In this era of throwaway culture, how refreshing it is to hear a business bragging that their products are being built to last a lifetime. Launched last month, 1800 Shoemakers, founded by father and son team Grant and Richard Lloyd, seeks to start a sartorial revolution Down Under from the feet up.
“I have a keen interest in fashion, particularly footwear, and I realised there was nothing for young professional guys who need high quality footwear that won’t completely break the bank,” says Richard, who has a background in science and marketing medical devices. “There are few options under the $600 to $1000 price tags of the master shoemakers from the UK.”
Grant, who has been involved in the shoe industry for much of his working life, admits to listening to his son’s pitch with a “dose of scepticism”. “But I soon realised that he was right,” continues Lloyd senior. “I have a tradition in footwear, and this project really excites me.
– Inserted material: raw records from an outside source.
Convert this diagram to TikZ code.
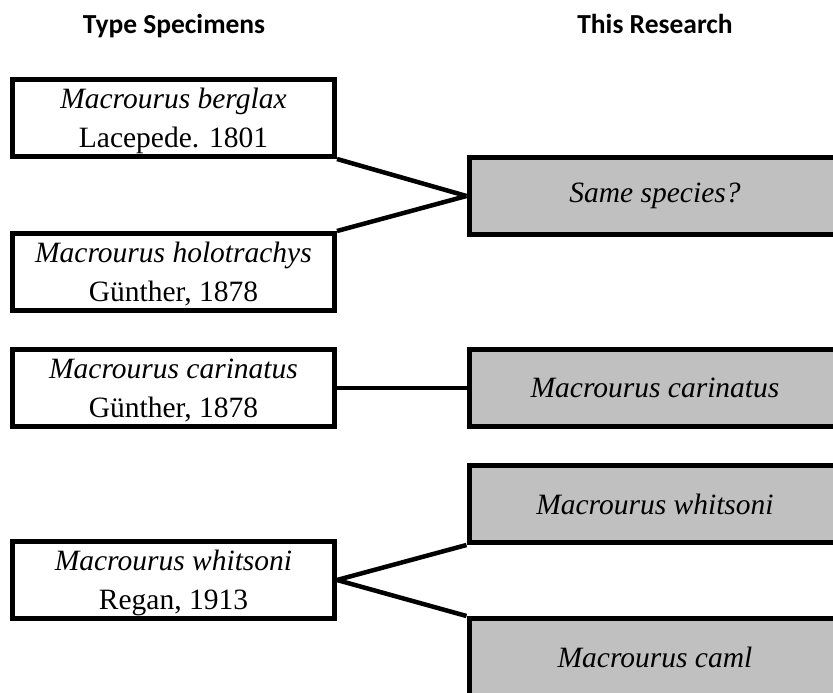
\documentclass[tikz,border=0pt]{standalone}
\usepackage{fontspec}
\setmainfont{Liberation Serif}
\newfontfamily\headfont{Carlito}
\usepackage{tikz}
\usetikzlibrary{positioning}
\definecolor{boxgray}{RGB}{192,192,192}

\tikzset{
  boxbase/.style={draw, line width=5pt, minimum height=77pt, inner sep=0pt,
    align=center, font=\fontsize{29.5}{39}\selectfont},
  specbox/.style={boxbase, minimum width=322pt, text depth=0pt},
  resbox/.style={boxbase, fill=boxgray, minimum width=372pt},
  link/.style={line width=4.5pt},
  head/.style={font=\headfont\bfseries\fontsize{27.5}{30}\selectfont, anchor=base}
}

\begin{document}
\begin{tikzpicture}[x=1pt,y=-1pt]
  \useasboundingbox (0,0) rectangle (833,693);
  \clip (0,0) rectangle (833,693);
  % column titles
  \node[head] (thead) at (174,34) {Type Specimens};
  \node[head] (rhead) at (655,34) {This Research};
  % type specimens
  \node[specbox] (berglax) at (173.5,118) {\textit{Macrourus berglax}\\Lacepede. 1801};
  \node[specbox] (holo) at (173.5,272) {\textit{Macrourus holotrachys}\\Günther, 1878};
  \node[specbox] (carin) at (173.5,388) {\textit{Macrourus carinatus}\\Günther, 1878};
  \node[specbox] (whit) at (173.5,580) {\textit{Macrourus whitsoni}\\Regan, 1913};
  % this research
  \node[resbox] (same) at (655,196) {\textit{Same species?}};
  \node[resbox] (rcarin) at (655,388) {\textit{Macrourus carinatus}};
  \node[resbox] (rwhit) at (655,504) {\textit{Macrourus whitsoni}};
  \node[resbox] (caml) at (655,657) {\textit{Macrourus caml}};
  % links
  \draw[link] (berglax.south east) -- (same.west);
  \draw[link] (holo.north east) -- (same.west);
  \draw[link] (carin.east) -- (rcarin.west);
  \draw[link] (whit.east) -- (rwhit.south west);
  \draw[link] (whit.east) -- (caml.north west);
\end{tikzpicture}
\end{document}
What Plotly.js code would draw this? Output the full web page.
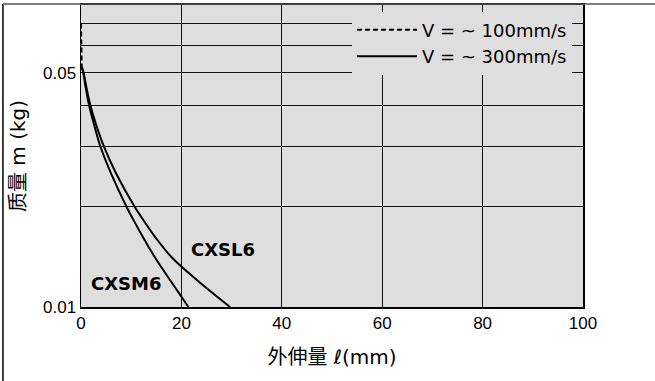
<!DOCTYPE html>
<html>
<head>
<meta charset="utf-8">
<script src="https://cdn.plot.ly/plotly-3.0.1.min.js"></script>
<style>html,body{margin:0;padding:0;background:#fff;}#chart{width:655px;height:381px;}</style>
</head>
<body>
<div id="chart"></div>
<script>
// Overhang ℓ (mm) and load mass m (kg)
const smX = [0.15, 0.45, 0.95, 1.6, 2.6, 3.9, 6.0, 9.0, 10.6, 12.5, 14.8, 17.8, 21.4];
const smY = [0.052, 0.05, 0.045, 0.04, 0.035, 0.03, 0.025, 0.02, 0.018, 0.016, 0.014, 0.012, 0.01];
const slX = [0.15, 0.5, 1.1, 1.85, 3.0, 4.6, 7.0, 10.6, 12.6, 15.0, 18.2, 23.2, 29.7];
const slY = [0.052, 0.05, 0.045, 0.04, 0.035, 0.03, 0.025, 0.02, 0.018, 0.016, 0.014, 0.012, 0.01];
const dashX = [0.0, 0.15];
const dashY = [0.07, 0.052];
const xTicks = [0, 20, 40, 60, 80, 100];
const yTicks = [0.01, 0.02, 0.03, 0.04, 0.05, 0.06, 0.07];
const yTickText = ["0.01", "", "", "", "0.05", "", ""];
const legendNames = ["V = ~ 100mm/s", "V = ~ 300mm/s"];
const seriesLabels = ["CXSM6", "CXSL6"];
const labelPos = {CXSM6: [9.0, 0.01177], CXSL6: [28.3, 0.01485]};

const FONT = "Liberation Sans, Arial, Noto Sans CJK SC, sans-serif";
const FONT2 = "DejaVu Sans, Noto Sans CJK SC, sans-serif";
const traces = [
  {x: dashX, y: dashY, mode: "lines", name: legendNames[0], showlegend: true,
   line: {color: "#000", width: 2, dash: "5px,3px"}},
  {x: smX, y: smY, mode: "lines", name: legendNames[1], showlegend: true,
   line: {color: "#000", width: 2, shape: "spline", smoothing: 1}},
  {x: slX, y: slY, mode: "lines", name: seriesLabels[1], showlegend: false,
   line: {color: "#000", width: 2, shape: "spline", smoothing: 1}}
];

const layout = {
  width: 655, height: 381,
  margin: {l: 81, r: 72, t: 5, b: 74},
  paper_bgcolor: "#ffffff",
  plot_bgcolor: "#dedede",
  font: {family: FONT, size: 17, color: "#000"},
  showlegend: true,
  legend: {x: 0.978, xanchor: "right", y: 0.978, yanchor: "top",
    bgcolor: "#dedede", borderwidth: 0, font: {size: 18, family: FONT2},
    tracegroupgap: 0, itemwidth: 60},
  xaxis: {range: [0, 100], tickvals: xTicks, ticktext: xTicks.map(String),
    showgrid: true, gridcolor: "#111", gridwidth: 1,
    showline: true, linecolor: "#000", linewidth: 2, mirror: true,
    zeroline: false, ticks: "", ticklen: 0,
    tickfont: {size: 17, family: FONT},
    title: {text: "外伸量 ℓ(mm)", font: {size: 20, family: FONT2}, standoff: 18}},
  yaxis: {type: "log", range: [-2, Math.log10(0.0795)],
    tickvals: yTicks, ticktext: yTickText,
    showgrid: true, gridcolor: "#111", gridwidth: 1,
    showline: true, linecolor: "#000", linewidth: 1.5, mirror: true,
    zeroline: false, ticks: "", tickfont: {size: 17, family: FONT},
    title: {text: "质量 m (kg)", font: {size: 20, family: FONT2}, standoff: 12}},
  annotations: seriesLabels.map(function (s) {
    return {x: labelPos[s][0], y: Math.log10(labelPos[s][1]), xref: "x", yref: "y",
      text: "<b>" + s + "</b>", showarrow: false,
      font: {size: 18, family: FONT2, color: "#000"}};
  }),
  shapes: [
    {type: "line", xref: "paper", yref: "paper", x0: -0.1555, x1: -0.1555, y0: -0.3, y1: 1.003,
     line: {color: "#000", width: 1.5}},
    {type: "line", xref: "paper", yref: "paper", x0: -0.1555, x1: 1.15, y0: 1.003, y1: 1.003,
     line: {color: "#555", width: 1.5}}
  ]
};

Plotly.newPlot("chart", traces, layout, {displayModeBar: false, staticPlot: true});
</script>
</body>
</html>
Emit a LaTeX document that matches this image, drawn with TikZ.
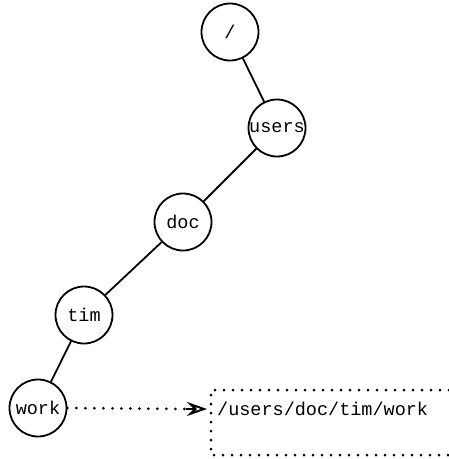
\documentclass[tikz,border=0pt]{standalone}
\usepackage{fontspec}
\setmonofont{Liberation Mono}
\usetikzlibrary{arrows.meta}
\begin{document}
\begin{tikzpicture}[x=1pt,y=-1pt,
  dirnode/.style={draw,circle,line width=1.8pt,minimum size=57pt,inner sep=0pt,font=\ttfamily\fontsize{18.5}{20}\selectfont},
  edge/.style={line width=1.8pt},
  dotline/.style={line width=3pt,line cap=round,dash pattern=on 0pt off 9pt}]
\useasboundingbox (0,0) rectangle (449,459);
\node[dirnode] (root)  at (230,32)  {/};
\node[dirnode] (users) at (277,128) {users};
\node[dirnode] (doc)   at (183,222) {doc};
\node[dirnode] (tim)   at (84,315)  {tim};
\node[dirnode] (work)  at (38,408)  {work};
\draw[edge] (root) -- (users);
\draw[edge] (users) -- (doc);
\draw[edge] (doc) -- (tim);
\draw[edge] (tim) -- (work);
% dotted frame around the path name, open at the right
\coordinate (tr) at (449,390);
\coordinate (tl) at (211,390);
\coordinate (bl) at (211,455);
\coordinate (br) at (449,455);
\draw[dotline] (tr) -- (tl) -- (bl) -- (br);
\node[anchor=west,inner sep=0pt,font=\ttfamily\fontsize{18.5}{20}\selectfont] (path) at (217,409) {/users/doc/tim/work};
\coordinate (tip) at (207,409);
\draw[dotline] (work.east) -- ([xshift=-20pt]tip);
\draw[line width=2pt,-{Stealth[length=20pt,width=14pt,inset=7pt,open]}] ([xshift=-21pt]tip) -- (tip);
\end{tikzpicture}
\end{document}
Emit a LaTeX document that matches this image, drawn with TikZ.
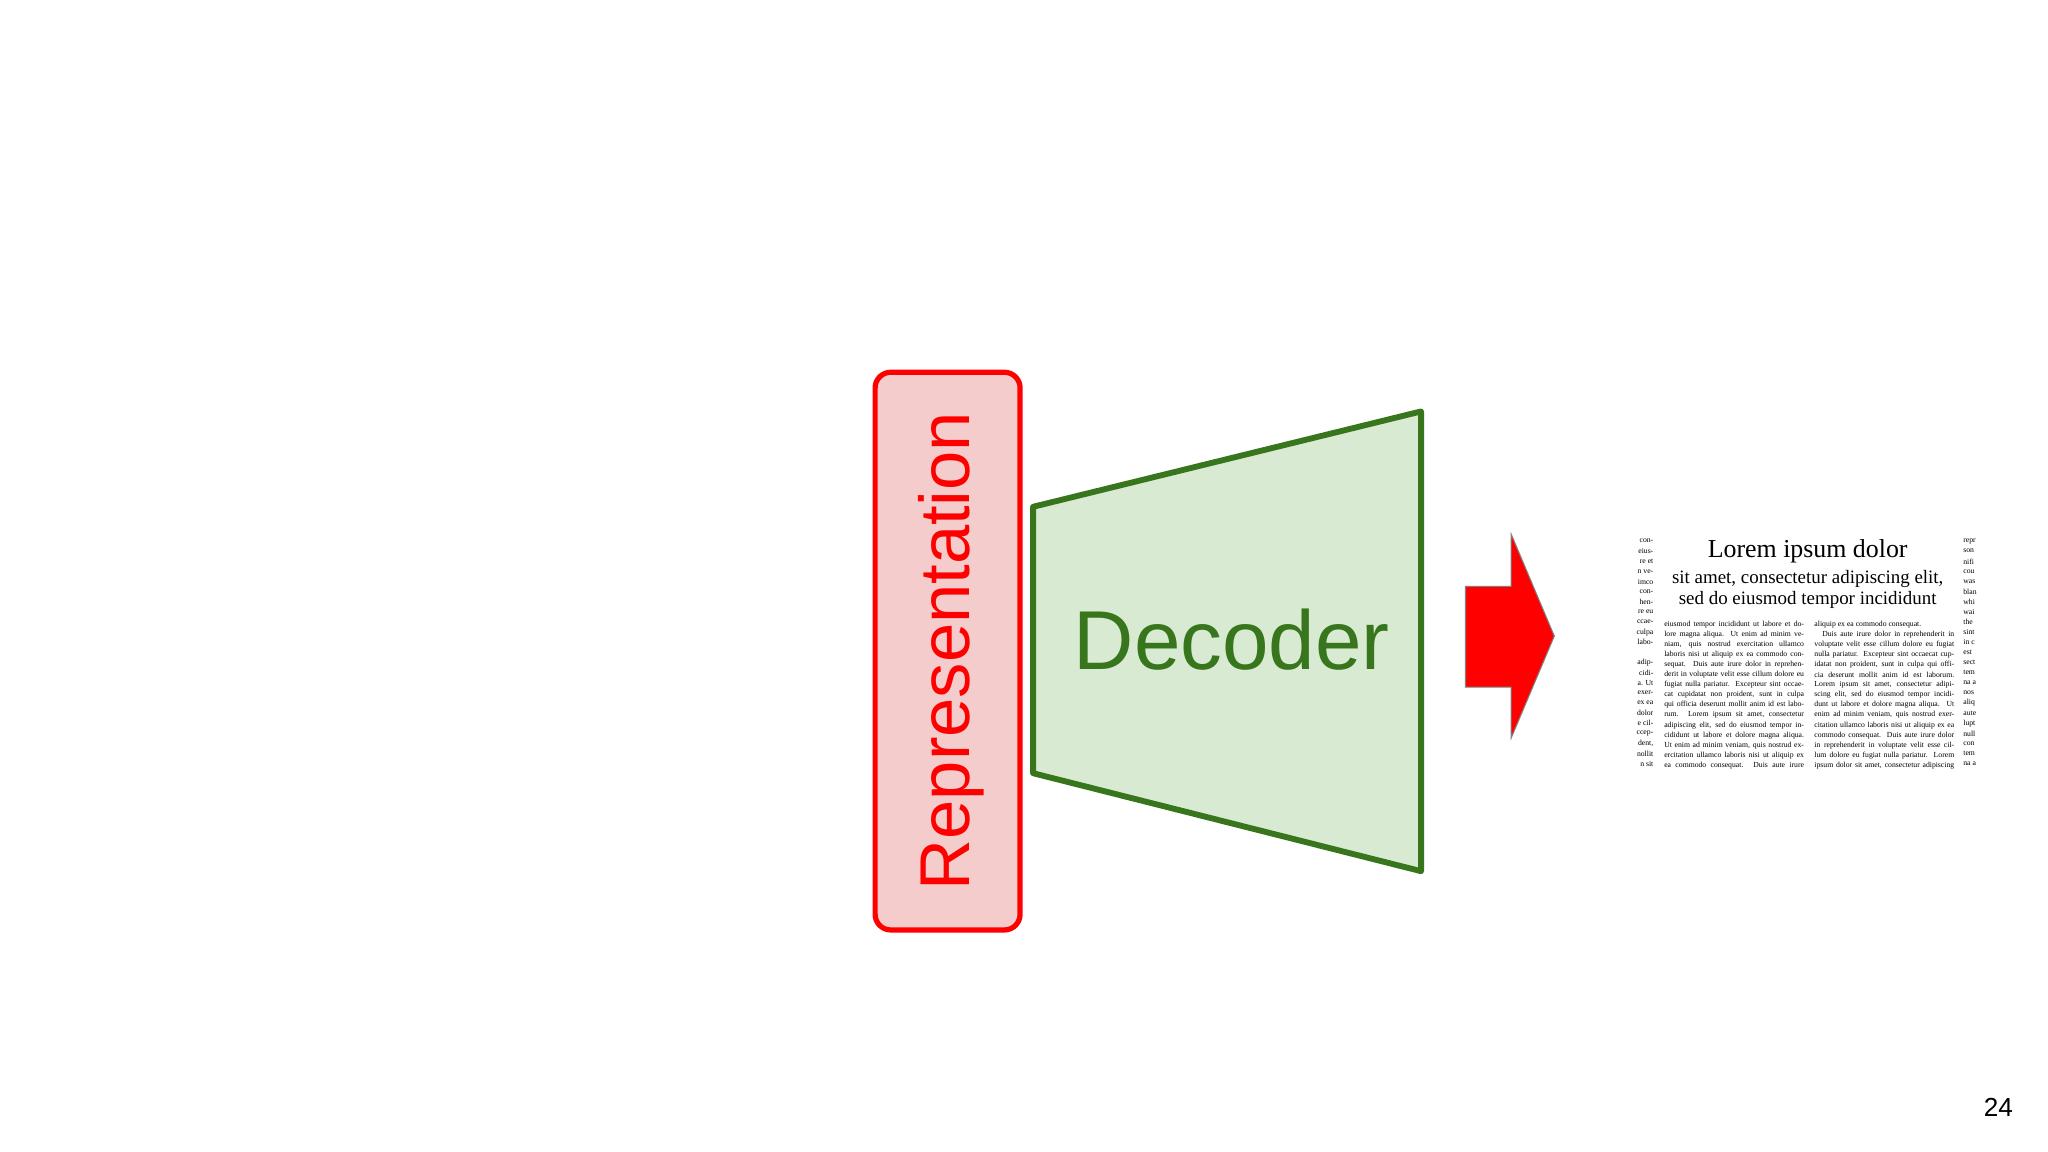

It’s funny, but once footwear is in your blood, it seems to stay there.”
The pair is proud that their skills “complement each other” and that they “even support the same football team!” (Arsenal, if you’re wondering.) “We both have a healthy respect for what the other can bring to the business,” says Grant. “And that’s important.”
The pioneering shoe company has initially launched online.
“We provide much input into the styling of the shoe,” continues Grant. “Richard is very useful there as he has a great sense of contemporary dress, but with a classic look, and I have much knowledge of footwear from the years I’ve spent in the business. So we could stipulate, very clearly, the styling and the profile that we wanted, and what we believed would be ideal for the New Zealand foot — as that can be quite an issue, too.”
Richard reveals that key to their shoe’s quality is a process called Goodyear welting. “It’s the gold standard of shoemaking, nothing compares to it,” he says. “All of the higher-end shoemakers use it because it’s so durable and means that so long as you take care of the upper, the shoe will last for many, many years, as they can be re-soled.”
The shoes comprise timeless designs such as the brogue and the Oxford, available in black, tan or oxblood.
“We all know that fashion is temporary, but class is forever,” Richard says.
“We wanted to refresh that, while still remaining true to the roots of those styles.”
“Footwear is something that needs a good eye for detail, which Richard has,” adds Grant. “You can get it right — or miss the mark — by the slightest of things. These shoes are not going to be for everyone, but that was our intention.”
Richard says that they wish to sell to those who share their passion for classic, well-crafted, high-quality products: “We’ve worked closely with the manufacturing team to really fine tune our shoes for the New Zealand market. Many of the bloke’s here tend to be a bit more flat-footed, with broader feet than the European and Asian markets, so we really wanted to design something that worked for them.”
The shoes are handmade in India, at a factory handpicked by the father and son team.
“I’ve been to many factories and tanneries in my lifetime, and I was keen to ensure that it was of a certain standard,” states Grant. “This one certainly ticks all of the boxes. It has been running for 20 years and has a lot of local and international input, including from Europe — it’s a real united nations! The quality of the leathers is exceptional.”
What makes this project even more fulfilling for Grant and Richard — and increases their appeal as a brand — is their family’s impressive, international shoemaking heritage. In 1840, Richard Lloyd sailed into Nelson from England and established a shoemaking business, having learnt the craft from his father, David. Richard’s son also worked in the family business. Grant’s father worked in the footwear industry for 40 years and now Grant and his son Richard are re-establishing that legacy.
“I’m thrilled that we’re carrying it on,” beams Grant. “I love history, and I love family, and now here we are, with the same passion.”
“I’m someone who takes care of things,” Richard says. “It was instilled into me back in my football days, through my dad and my granddad, that I would always polish and waterproof my shoes. We want to attract customers who will take a similar pride in their footwear. I really do believe there is a massive gap in New Zealand for this. There is a burgeoning class of professionals with spare cash who are calling out for such products — quality items that traditionally haven’t been available to our historically rough and ready culture.”
Serving up some sartorial suggestions, via a blog, will be another fundamental philosophy of the firm.
“Versatility is vital,” Richard says. “This is where we have much to do with our marketing message and it is something that I am really focussed on — about how to wear these classic styles. So many of these points of fashion have been lost. For instance, not many people know that an Oxford is more formal than a brogue; or the fact that a brogue looks good with no socks and bare ankles. You can really dress down what people would assume are more formal items. So that will also be a big part of what we do — educating Kiwi males on the finer points of classic styling!”